Step 4: DIY Upgrades That Make Clothes Look Rich

Here’s where the magic happens. A $10 blazer can look like $300 with a few tiny tweaks. Think of this as giving your clothes a spa day.

  • Change the buttons.
    Swap cheap plastic buttons for metal, horn, or mother-of-pearl. It’s the fashion equivalent of upgrading from paper plates to real dishes.
  • Tailor, tailor, tailor.
    Shorten sleeves, nip in waists, hem trousers. A perfectly fitted $40 coat looks richer than an ill-fitting $400 one. Fit is the real flex.
  • Polish and condition leather.
    Thrifted leather bags and belts often just need a clean and condition to come back to life. Suddenly it’s “vintage” not “questionable.”
  • Steam everything.
    Wrinkles make anything look cheap. A handheld steamer is your best friend. No one needs to know your trousers were $8 if they’re crisp and sharp.

Think of DIY upgrades as low-cost micro-makeovers: small changes, big energy shift.


Step 5: Outfit Formulas That Always Look Expensive

Luxury style isn’t about having a walk-in closet the size of a studio apartment. It’s about smart outfit formulas you can repeat with different pieces.

Try these mix-and-match recipes using mostly thrift and dupes:

  1. “CEO at 10, Thrift Queen by 5”
    Oversized blazer + basic tee + straight-leg jeans + pointed-toe boots.
    Make it luxe: keep the palette neutral (black, navy, grey, beige) and add one polished accessory like a leather belt.
  2. “Gallery Opening on a Grocery Budget”
    Slip dress (thrifted or dupe) + men’s blazer + structured mini bag + minimal jewelry.
    Dress it up with heeled boots or dress it down with sneakers—either way, you look like you own at least three obscure art books.
  3. “Quiet Streetwear Luxury”
    Tailored trousers + boxy sweatshirt or hoodie + sleek sneakers + sunglasses.
    Stick to one or two colors for instant polish. This works on all genders and all aesthetics.

Once you have a few formulas, getting dressed becomes less “panic closet tornado” and more “five-minute fashion montage.”

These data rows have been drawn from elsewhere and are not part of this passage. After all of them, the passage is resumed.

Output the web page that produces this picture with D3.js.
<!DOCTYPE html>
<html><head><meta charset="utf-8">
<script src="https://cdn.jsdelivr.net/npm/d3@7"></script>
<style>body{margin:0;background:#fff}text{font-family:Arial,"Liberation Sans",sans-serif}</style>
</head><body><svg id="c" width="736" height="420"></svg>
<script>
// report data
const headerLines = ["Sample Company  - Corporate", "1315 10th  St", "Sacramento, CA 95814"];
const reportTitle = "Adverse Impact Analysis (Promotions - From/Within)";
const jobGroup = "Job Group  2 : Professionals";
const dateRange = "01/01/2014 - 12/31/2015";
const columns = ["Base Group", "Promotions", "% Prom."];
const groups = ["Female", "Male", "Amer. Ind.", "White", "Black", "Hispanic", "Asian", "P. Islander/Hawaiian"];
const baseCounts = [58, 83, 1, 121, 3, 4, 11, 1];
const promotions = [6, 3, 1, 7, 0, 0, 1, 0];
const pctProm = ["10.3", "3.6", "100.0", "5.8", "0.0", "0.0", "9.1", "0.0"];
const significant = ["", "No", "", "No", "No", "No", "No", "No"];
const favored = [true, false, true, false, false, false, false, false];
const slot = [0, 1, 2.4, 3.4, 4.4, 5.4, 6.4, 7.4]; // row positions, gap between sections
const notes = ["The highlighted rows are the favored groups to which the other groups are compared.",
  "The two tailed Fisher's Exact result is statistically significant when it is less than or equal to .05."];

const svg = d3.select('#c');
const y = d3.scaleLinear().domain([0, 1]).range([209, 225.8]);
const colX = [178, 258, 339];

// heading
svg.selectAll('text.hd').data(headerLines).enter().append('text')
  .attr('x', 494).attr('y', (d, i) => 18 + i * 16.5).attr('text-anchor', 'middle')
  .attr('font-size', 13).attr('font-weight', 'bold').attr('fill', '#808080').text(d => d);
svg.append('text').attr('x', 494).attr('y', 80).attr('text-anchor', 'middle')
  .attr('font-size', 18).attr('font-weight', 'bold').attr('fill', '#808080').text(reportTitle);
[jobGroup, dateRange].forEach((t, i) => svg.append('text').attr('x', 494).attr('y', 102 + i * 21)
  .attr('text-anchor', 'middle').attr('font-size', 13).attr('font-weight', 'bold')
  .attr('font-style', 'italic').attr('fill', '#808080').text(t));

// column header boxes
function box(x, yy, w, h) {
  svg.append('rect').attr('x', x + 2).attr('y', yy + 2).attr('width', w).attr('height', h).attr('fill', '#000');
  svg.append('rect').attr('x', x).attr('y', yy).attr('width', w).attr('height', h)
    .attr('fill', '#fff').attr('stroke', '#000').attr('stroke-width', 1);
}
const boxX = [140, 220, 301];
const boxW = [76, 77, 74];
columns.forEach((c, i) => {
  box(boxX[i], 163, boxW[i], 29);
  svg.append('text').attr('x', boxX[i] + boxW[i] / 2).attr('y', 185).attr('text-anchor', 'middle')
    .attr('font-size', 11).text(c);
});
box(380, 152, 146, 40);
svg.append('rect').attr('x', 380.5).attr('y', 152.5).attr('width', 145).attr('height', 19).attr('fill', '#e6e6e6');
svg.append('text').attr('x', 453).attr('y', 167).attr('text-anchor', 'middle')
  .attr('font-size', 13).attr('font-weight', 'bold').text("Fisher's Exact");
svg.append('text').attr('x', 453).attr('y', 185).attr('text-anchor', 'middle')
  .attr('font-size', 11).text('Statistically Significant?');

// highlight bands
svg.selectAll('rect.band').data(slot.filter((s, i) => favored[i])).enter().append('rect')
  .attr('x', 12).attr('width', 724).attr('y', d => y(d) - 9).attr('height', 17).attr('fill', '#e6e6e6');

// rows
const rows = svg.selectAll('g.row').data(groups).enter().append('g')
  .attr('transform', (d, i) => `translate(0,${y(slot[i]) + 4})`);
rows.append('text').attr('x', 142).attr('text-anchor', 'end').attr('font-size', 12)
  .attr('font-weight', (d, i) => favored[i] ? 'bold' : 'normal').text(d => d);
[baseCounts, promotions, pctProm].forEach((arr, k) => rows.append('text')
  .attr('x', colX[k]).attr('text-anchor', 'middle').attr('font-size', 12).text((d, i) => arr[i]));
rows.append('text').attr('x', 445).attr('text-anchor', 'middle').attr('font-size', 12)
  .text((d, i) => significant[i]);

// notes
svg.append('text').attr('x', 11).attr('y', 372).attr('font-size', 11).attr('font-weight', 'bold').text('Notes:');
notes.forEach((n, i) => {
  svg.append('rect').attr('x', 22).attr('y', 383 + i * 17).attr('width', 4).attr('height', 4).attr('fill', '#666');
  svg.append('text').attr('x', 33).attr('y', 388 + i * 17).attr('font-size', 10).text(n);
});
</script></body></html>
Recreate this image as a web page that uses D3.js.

Step 6: Accessories That Fake a Designer Life

Accessories are the plot twist of an outfit. They can take a $15 base and make it look like you shop by personal appointment only.

  • Belts: A simple leather belt with a minimal buckle can make jeans and a tee look editorial. Thrift men’s belts for better quality leather.
  • Jewelry: Think fewer pieces, bigger impact. One chunky ring, a pair of small hoops, or a delicate chain does more than a whole tangle of random bits.
  • Sunglasses: Look for solid frames with a classic shape (wayfarer, cat-eye, oval). Avoid flimsy plastic that bends like cooked spaghetti.
  • Bags: Minimal hardware, clean shape. A well-structured thrifted leather bag will always win over a logo-plastered but flimsy dupe.

When in doubt, remove one accessory before leaving the house—unless that accessory is your confidence, in which case, double it.


The Mindset Shift: You Are the Luxury

The real plot twist of thrifted luxury and dupe culture? It quietly dethrones the idea that only big spending equals good style.

Looking “designer” now means:

  • Choosing quality fabrics and good silhouettes over loud branding.
  • Shopping second-hand and vintage to be kinder to your wallet and the planet.
  • Using dupes strategically, not desperately.
  • Styling with intention so even the simplest pieces feel special.

At the end of the day, you are the main character. Clothes don’t make you valuable; they just help you visually narrate how iconic you already are.

Person confidently walking in a stylish outfit in an urban street setting

So go raid that thrift store, edit your closet, swap out those buttons, and strut out the door like your outfit came straight off a runway—even if it actually came off the $5 rack.

Remember: luxury isn’t the price tag; it’s the way you wear it.